Loïe Fuller (1862-1928) was a wildly original performer and inventor. The American creator of modern dance, Fuller also pioneered the ingenious use of electricity for the stage, even building a glass floor so that she could be lit from below. She created a completely new kind of spectacle that combined dance, fabric and movement, revolutionizing the visual culture of the early 20th century. Fuller shot to international stardom after performing in Paris. She was also an entrepreneur and impresario, launching Isadora Duncan’s career, promoting Rodin’s sculpture in the U.S. and consulting with Marie Curie and Thomas Edison in order to make her costumes glow. Her work influenced the most important artists, performers and thinkers of her day. Astonishingly, her influence continues to have an impact on our own cultural landscape. In fact, anyone who has been to a rock concert has seen a modern version of Fuller's patented inventions in lighting and stage design from a century ago!
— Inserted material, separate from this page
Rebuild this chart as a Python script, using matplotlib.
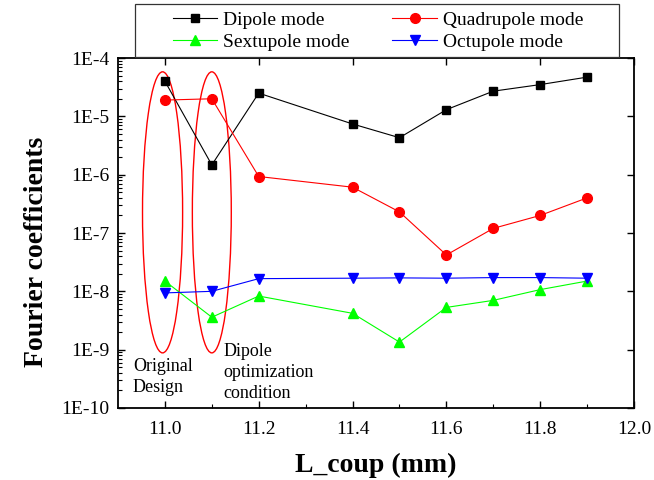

Obsessed with Light is a film about transformation. It's about a Midwestern vaudeville performer, born during the Civil War, who became a world-famous star of Belle Époque Paris with her elaborate productions of ephemeral, shape-shifting abstractions. It's about a woman, described by contemporaries as "odd and badly dressed," who transformed herself into the "Fairy of Light" onstage. It's about a visionary who disrupted the prevailing notions of dance and the imagined limits of the human body. And it is about a driven perfectionist who was unapologetic about her appearance, sexuality and ambition.